Une musulmane prolaïcité
Le procès sur la Loi sur la laïcité de l'état se poursuit au palais de justice de Montréal. Après avoir entendu les témoignages s'opposant à la Loi 21 la semaine dernière, le juge Marc-André Blanchard entend aujourd'hui des témoins en faveur de la laïcité de l'État.
Tunisienne d'origine, la professeure en informatique à l'Université de Montréal et mère de famille, Nadia El-Mabrouk, une militante prolaïcité, était la première appelée à la barre ce matin. Ayant grandi en Tunisie dans la religion musulmane, elle affirme avoir vécu la montée de l'« islam intégriste ». S'opposant ouvertement au port du voile islamique dans les institutions publiques, Mme El-Mabrouk fait du milieu de l'enseignement son champ de bataille.
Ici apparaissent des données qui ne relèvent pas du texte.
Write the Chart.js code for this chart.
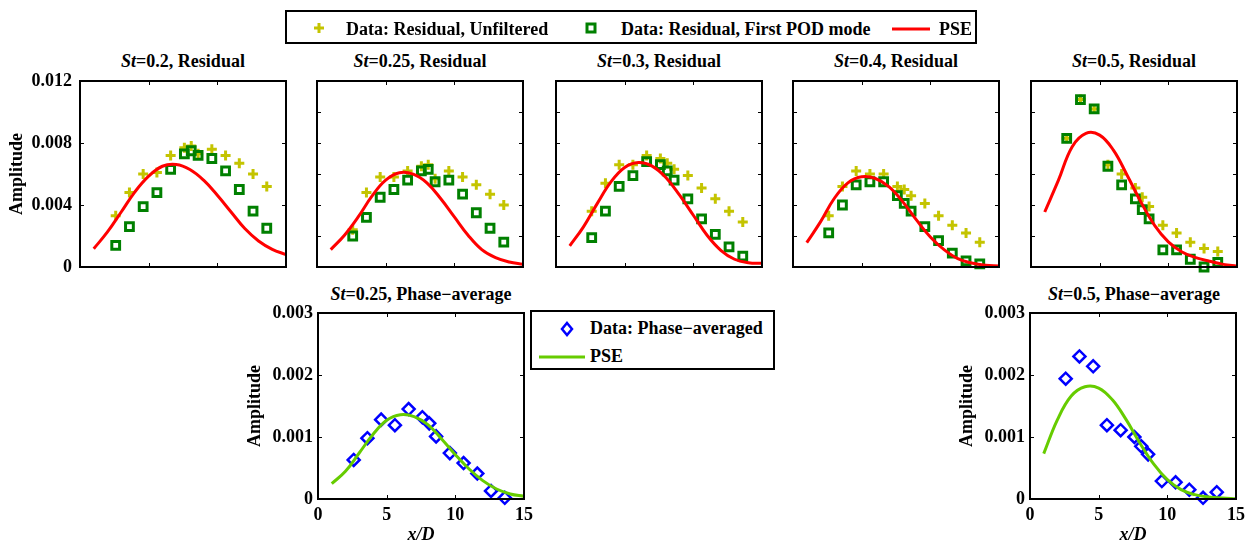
<!DOCTYPE html>
<html>
<head>
<meta charset="utf-8">
<script src="https://cdn.jsdelivr.net/npm/chart.js@4.4.1/dist/chart.umd.min.js"></script>
<style>
  body { margin: 0; width: 1247px; height: 544px; position: relative; overflow: hidden; background: #fff;
         font-family: "Liberation Serif", "Times New Roman", serif; font-weight: bold; color: #000; }
  canvas { position: absolute; }
  .title { position: absolute; font-size: 18px; white-space: nowrap; transform: translate(-50%, -50%); }
  .legend { position: absolute; border: 2px solid #000; background: #fff; box-sizing: border-box; z-index: 5; }
  .legend span, .legend svg { position: absolute; }
  .legend span { font-size: 18px; white-space: nowrap; transform: translateY(-50%); }
</style>
</head>
<body>

<div class="title" style="left:183px;top:61px"><i>St</i>=0.2, Residual</div>
<div class="title" style="left:420px;top:61px"><i>St</i>=0.25, Residual</div>
<div class="title" style="left:659px;top:61px"><i>St</i>=0.3, Residual</div>
<div class="title" style="left:896px;top:61px"><i>St</i>=0.4, Residual</div>
<div class="title" style="left:1134px;top:61px"><i>St</i>=0.5, Residual</div>
<div class="title" style="left:421px;top:294px"><i>St</i>=0.25, Phase−average</div>
<div class="title" style="left:1134px;top:294px"><i>St</i>=0.5, Phase−average</div>

<div class="legend" style="left:285px;top:10px;width:692px;height:34px">
  <svg style="left:26px;top:10px" width="12" height="12"><path d="M6 1V11M1 6H11" stroke="#c4c400" stroke-width="3"/></svg>
  <span style="left:59px;top:17px">Data: Residual, Unfiltered</span>
  <svg style="left:298px;top:10px" width="12" height="12"><rect x="2" y="2" width="8" height="8" fill="none" stroke="#008000" stroke-width="3"/></svg>
  <span style="left:334px;top:17px">Data: Residual, First POD mode</span>
  <svg style="left:605px;top:15px" width="38" height="4"><path d="M0 2H38" stroke="#ff0000" stroke-width="3"/></svg>
  <span style="left:652px;top:17px">PSE</span>
</div>

<div class="legend" style="left:530px;top:310px;width:245px;height:60px">
  <svg style="left:28px;top:9px" width="14" height="16"><polygon points="7,2 12,8 7,14 2,8" fill="none" stroke="#0000ff" stroke-width="2.5"/></svg>
  <span style="left:58px;top:16px">Data: Phase−averaged</span>
  <svg style="left:7px;top:43px" width="46" height="4"><path d="M0 2H46" stroke="#66cc00" stroke-width="3"/></svg>
  <span style="left:58px;top:44px">PSE</span>
</div>

<canvas id="p1" width="310" height="232"></canvas>
<canvas id="p2" width="310" height="232"></canvas>
<canvas id="p3" width="310" height="232"></canvas>
<canvas id="p4" width="310" height="232"></canvas>
<canvas id="p5" width="310" height="232"></canvas>
<canvas id="p6" width="310" height="261"></canvas>
<canvas id="p7" width="310" height="261"></canvas>

<script>
// measurement stations (x/D) and PSE sampling points
const dataX = [2.6, 3.6, 4.6, 5.6, 6.6, 7.6, 8.1, 8.6, 9.6, 10.6, 11.6, 12.6, 13.6]
const pseX = [1, 2, 3, 4, 5, 6, 7, 8, 9, 10, 11, 12, 13, 14, 15]

// St = 0.2, residual
const st02Unfiltered = [0.0033, 0.0048, 0.0060, 0.0061, 0.0072, 0.0077, 0.0078, 0.0073, 0.0076, 0.0072, 0.0067, 0.0060, 0.0052]
const st02Pod = [0.0014, 0.0026, 0.0039, 0.0048, 0.0063, 0.0073, 0.0075, 0.0072, 0.0070, 0.0062, 0.0050, 0.0036, 0.0025]
const st02Pse = [0.00118, 0.00226, 0.00355, 0.00485, 0.00586, 0.0065, 0.00661, 0.00629, 0.0056, 0.00463, 0.00355, 0.00248, 0.00168, 0.00114, 0.0008]

// St = 0.25, residual
const st025Unfiltered = [0.0024, 0.0048, 0.0058, 0.0058, 0.0062, 0.0065, 0.0066, 0.0057, 0.0062, 0.0058, 0.0053, 0.0047, 0.0040]
const st025Pod = [0.0020, 0.0032, 0.0045, 0.0050, 0.0056, 0.0062, 0.0063, 0.0055, 0.0056, 0.0047, 0.0035, 0.0025, 0.0016]
const st025Pse = [0.00112, 0.00205, 0.00323, 0.00457, 0.0056, 0.00608, 0.00599, 0.00543, 0.00442, 0.00323, 0.00205, 0.00112, 0.0006, 0.00032, 0.00017]

// St = 0.3, residual
const st03Unfiltered = [0.0036, 0.0054, 0.0066, 0.0066, 0.0072, 0.0070, 0.0067, 0.0063, 0.0059, 0.0051, 0.0044, 0.0036, 0.0029]
const st03Pod = [0.0019, 0.0036, 0.0052, 0.0059, 0.0068, 0.0066, 0.0062, 0.0056, 0.0044, 0.0031, 0.0021, 0.0013, 0.0007]
const st03Pse = [0.00136, 0.00259, 0.00409, 0.00549, 0.00642, 0.00674, 0.00651, 0.00577, 0.00463, 0.00334, 0.00205, 0.00108, 0.0005, 0.00028, 0.00024]

// St = 0.4, residual
const st04Unfiltered = [0.0033, 0.0052, 0.0062, 0.0060, 0.0060, 0.0052, 0.0050, 0.0046, 0.0041, 0.0033, 0.0027, 0.0022, 0.0016]
const st04Pod = [0.0022, 0.0040, 0.0053, 0.0055, 0.0055, 0.0046, 0.0041, 0.0036, 0.0026, 0.0017, 0.0009, 0.0004, 0.0002]
const st04Pse = [0.00157, 0.00291, 0.00442, 0.00543, 0.00582, 0.00571, 0.00517, 0.0042, 0.00302, 0.00194, 0.00112, 0.00054, 0.00026, 0.00011, 0.00006]

// St = 0.5, residual
const st05Unfiltered = [0.0083, 0.0108, 0.0102, 0.0066, 0.0060, 0.0051, 0.0045, 0.0039, 0.0027, 0.0022, 0.0016, 0.0012, 0.0010]
const st05Pod = [0.0083, 0.0108, 0.0102, 0.0065, 0.0053, 0.0044, 0.0037, 0.0031, 0.0011, 0.0011, 0.0005, 0.0000, 0.0003]
const st05Pse = [0.00355, 0.0056, 0.00776, 0.00862, 0.00851, 0.00754, 0.00592, 0.0042, 0.00269, 0.00162, 0.00097, 0.0006, 0.00037, 0.00017, 0.00005]

// phase-averaged
const phase025 = [0.00063, 0.00098, 0.00128, 0.00119, 0.00145, 0.00132, 0.00122, 0.00101, 0.00074, 0.00058, 0.00041, 0.00013, 0.00002]
const phase025Pse = [0.000247, 0.000446, 0.000742, 0.00104, 0.00127, 0.00136, 0.00133, 0.0012, 0.000968, 0.000715, 0.000484, 0.000296, 0.000161, 0.000081, 0.000043]
const phase05 = [0.00194, 0.0023, 0.00214, 0.00119, 0.00111, 0.0010, 0.00085, 0.00072, 0.00029, 0.00027, 0.00015, 0.00002, 0.00011]
const phase05Pse = [0.000731, 0.00128, 0.00166, 0.00181, 0.00179, 0.0016, 0.00128, 0.000903, 0.000565, 0.000312, 0.000151, 0.00007, 0.000032, 0.000016, 0.000005]

// ticks
const residualTicks = [0, 0.002, 0.004, 0.006, 0.008, 0.010, 0.012]
const residualMajorTicks = [0, 0.004, 0.008, 0.012]
const residualLabels = ['0', '0.004', '0.008', '0.012']
const phaseTicks = [0, 0.001, 0.002, 0.003]
const phaseLabels = ['0', '0.001', '0.002', '0.003']
const xTicks = [0, 5, 10, 15]
const xLabels = ['0', '5', '10', '15']

Chart.defaults.font.family = "'Liberation Serif', 'Times New Roman', serif"
Chart.defaults.font.weight = 'bold'
Chart.defaults.font.size = 18
Chart.defaults.color = '#000'

const PLOT_W = 206
const PAD_TOP = 24

// box round the axes plus small inward tick marks, matlab style
const framePlugin = {
  id: 'frame',
  afterDatasetsDraw(chart) {
    const { ctx, chartArea: a, scales: { x, y } } = chart
    ctx.save()
    ctx.strokeStyle = '#000'
    ctx.lineWidth = 1
    ctx.beginPath()
    x.ticks.forEach(t => {
      const px = Math.round(x.getPixelForValue(t.value)) + 0.5
      ctx.moveTo(px, a.bottom); ctx.lineTo(px, a.bottom - 4)
      ctx.moveTo(px, a.top); ctx.lineTo(px, a.top + 4)
    })
    y.ticks.forEach(t => {
      const py = Math.round(y.getPixelForValue(t.value)) + 0.5
      ctx.moveTo(a.left, py); ctx.lineTo(a.left + 4, py)
      ctx.moveTo(a.right, py); ctx.lineTo(a.right - 4, py)
    })
    ctx.stroke()
    ctx.lineWidth = 2
    ctx.strokeRect(a.left, a.top, a.right - a.left, a.bottom - a.top)
    ctx.restore()
  }
}

const toPoints = (xs, ys) => xs.map((x, i) => ({ x: x, y: ys[i] }))

function markerSet(ys, style, color, radius, width) {
  return {
    data: toPoints(dataX, ys),
    showLine: false,
    pointStyle: style,
    pointRadius: radius,
    pointBorderWidth: width,
    pointBorderColor: color,
    pointBackgroundColor: 'rgba(0,0,0,0)',
    clip: false
  }
}

function pseSet(ys, color, order) {
  return {
    data: toPoints(pseX, ys),
    borderColor: color,
    borderWidth: 3,
    pointRadius: 0,
    tension: 0.4,
    order: order
  }
}

function makePanel(id, plotLeft, plotTop, datasets, opts) {
  const canvas = document.getElementById(id)
  canvas.style.left = (plotLeft - 80) + 'px'
  canvas.style.top = (plotTop - PAD_TOP) + 'px'
  const xHeight = opts.xTitle ? 51 : 22

  return new Chart(canvas, {
    type: 'line',
    data: { datasets: datasets },
    options: {
      responsive: false,
      animation: false,
      events: [],
      layout: { padding: { top: PAD_TOP, right: canvas.width - 80 - PLOT_W, left: 0, bottom: 0 } },
      plugins: { legend: { display: false }, tooltip: { enabled: false } },
      scales: {
        x: {
          type: 'linear',
          min: 0,
          max: 15,
          grid: { display: false, drawTicks: false },
          border: { display: false },
          afterBuildTicks: s => { s.ticks = (opts.xTicks || [5, 10]).map(v => ({ value: v })) },
          afterFit: s => { s.height = xHeight },
          ticks: {
            display: !!opts.xTitle,
            autoSkip: false,
            maxRotation: 0,
            padding: 6,
            callback: (v, i) => xLabels[i]
          },
          title: {
            display: !!opts.xTitle,
            text: 'x/D',
            font: { style: 'italic', weight: 'bold', size: 18 },
            padding: { top: 4, bottom: 4 }
          }
        },
        y: {
          min: 0,
          max: opts.yMax,
          grid: { display: false, drawTicks: false },
          border: { display: false },
          afterBuildTicks: s => { s.ticks = opts.yTicks.map(v => ({ value: v })) },
          afterFit: s => { s.width = 80 },
          ticks: {
            display: !!opts.yLabels,
            autoSkip: false,
            padding: opts.yPad || 6,
            callback: (v, i) => opts.yLabels ? opts.yLabels[i] : ''
          },
          title: {
            display: !!opts.yLabels,
            text: 'Amplitude',
            font: { weight: 'bold', size: 18 },
            padding: { top: 7, bottom: 0 }
          }
        }
      }
    },
    plugins: [framePlugin]
  })
}

const yellow = '#c4c400'
const green = '#008000'
const red = '#ff0000'

function residualSets(unfiltered, pod, pse) {
  return [
    Object.assign(markerSet(unfiltered, 'cross', yellow, 5, 3), { order: 3 }),
    Object.assign(markerSet(pod, 'rect', green, 5.5, 3), { order: 2 }),
    pseSet(pse, red, 1)
  ]
}

function phaseSets(points, pse) {
  return [
    Object.assign(markerSet(points, 'rectRot', '#0000ff', 6, 2.5), { order: 2 }),
    pseSet(pse, '#66cc00', 1)
  ]
}

document.addEventListener('DOMContentLoaded', () => {
  makePanel('p1', 80, 81, residualSets(st02Unfiltered, st02Pod, st02Pse),
    { yMax: 0.012, yTicks: residualMajorTicks, yLabels: residualLabels, yPad: 8 })
  makePanel('p2', 317, 81, residualSets(st025Unfiltered, st025Pod, st025Pse),
    { yMax: 0.012, yTicks: residualTicks })
  makePanel('p3', 556, 81, residualSets(st03Unfiltered, st03Pod, st03Pse),
    { yMax: 0.012, yTicks: residualTicks })
  makePanel('p4', 793, 81, residualSets(st04Unfiltered, st04Pod, st04Pse),
    { yMax: 0.012, yTicks: residualTicks })
  makePanel('p5', 1031, 81, residualSets(st05Unfiltered, st05Pod, st05Pse),
    { yMax: 0.012, yTicks: residualTicks })
  makePanel('p6', 318, 313, phaseSets(phase025, phase025Pse),
    { yMax: 0.003, yTicks: phaseTicks, yLabels: phaseLabels, xTicks: xTicks, xTitle: true, yPad: 5 })
  makePanel('p7', 1030, 313, phaseSets(phase05, phase05Pse),
    { yMax: 0.003, yTicks: phaseTicks, yLabels: phaseLabels, xTicks: xTicks, xTitle: true, yPad: 5 })
})
</script>
</body>
</html>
La place de la religion à l'école
« Je m'attends des enseignantes qu'ils respectent leur devoir de neutralité religieuse de faits et d'apparence », lance Mme El-Mabrouk en ouverture. En d'autres mots, la mère de deux jeunes garçons s'attend à ce que les enseignants ne fassent pas preuve de favoritisme à l'égard d'une religion en arborant un signe, tel qu'il soit, afin de préserver un « climat d'apprentissage sain » et de ne pas influencer les enfants.
Mme El-Mabrouk croit les principes moraux que transmettent les écoles doivent être ceux de la Charte des droits et libertés, de même que ceux de la mission pédagogique de l'école et des valeurs consensuelles de la société québécoise de 2020.
Elle lance également que dans la société pluriethnique et multiculturelle dans laquelle nous vivions, où il y a des enfants avec des origines multiples, les signes religieux n'ont pas leur place dans les institutions d'enseignement, hormis dans un cadre scolaire comme le cours d'éthiques et cultures religieuses, qui devrait toutefois être révisé selon elle.
Le voile : vecteur de sexisme
Étant elle-même musulmane, Nadia El-Mabrouk s'est beaucoup plus attardée sur le port du voile islamique, pratique qu'elle connaît davantage, et qu'elle dénonce haut et fort. Pour elle, le fait de porter un voile va beaucoup plus loin que le morceau de tissu : « le voile, ça transmet un message que la femme doit se cacher les cheveux pour ne pas attiser le désir de l'homme ». Qualifiant ce message d'insultant, pour tout sexe confondu, et de sexiste, Mme El-Mabrouk ne justifie pas du tout sa place dans les établissements scolaires publics. Toutefois, elle ne voit aucun inconvénient à ce que les enseignantes le portent hors de leur milieu de travail, si tel est leur choix. Il en va de même pour les autres signes religieux.
« L'école n'est pas au service des enseignants »
Certains parents peuvent avoir vécu des expériences très douloureuses avec des religions, rappelle celle qui est passée près d'adopter le voile à 14 ans, dans sa Tunisie natale. Son père l'en a toutefois dissuadée et la jeune fille que Nadia était dans les années 1980 n'a pas cédé sous la pression sociale. Aujourd'hui, elle associe le port du voile au sexisme, à la supériorité des hommes et à la soumission de la femme, message qu'elle refuse d'endosser.
« L'éducation religieuse des enfants, ça appartient aux parents », dit Nadia El-Mabrouk en rappelant que les enfants passent leurs journées à l'école et que comme l'enseignant est le substitut du parent, il a le devoir d'être neutre.
Encadré
La Loi 21, c'est quoi?
Adoptée en juin 2019 par l'Assemblée nationale du Québec, la Loi 21 interdit le port de signes religieux aux employés de l'État en position d'autorité comme les médecins, les juges ou les agents correctionnels par exemple, ainsi qu'aux enseignants du réseau scolaire public.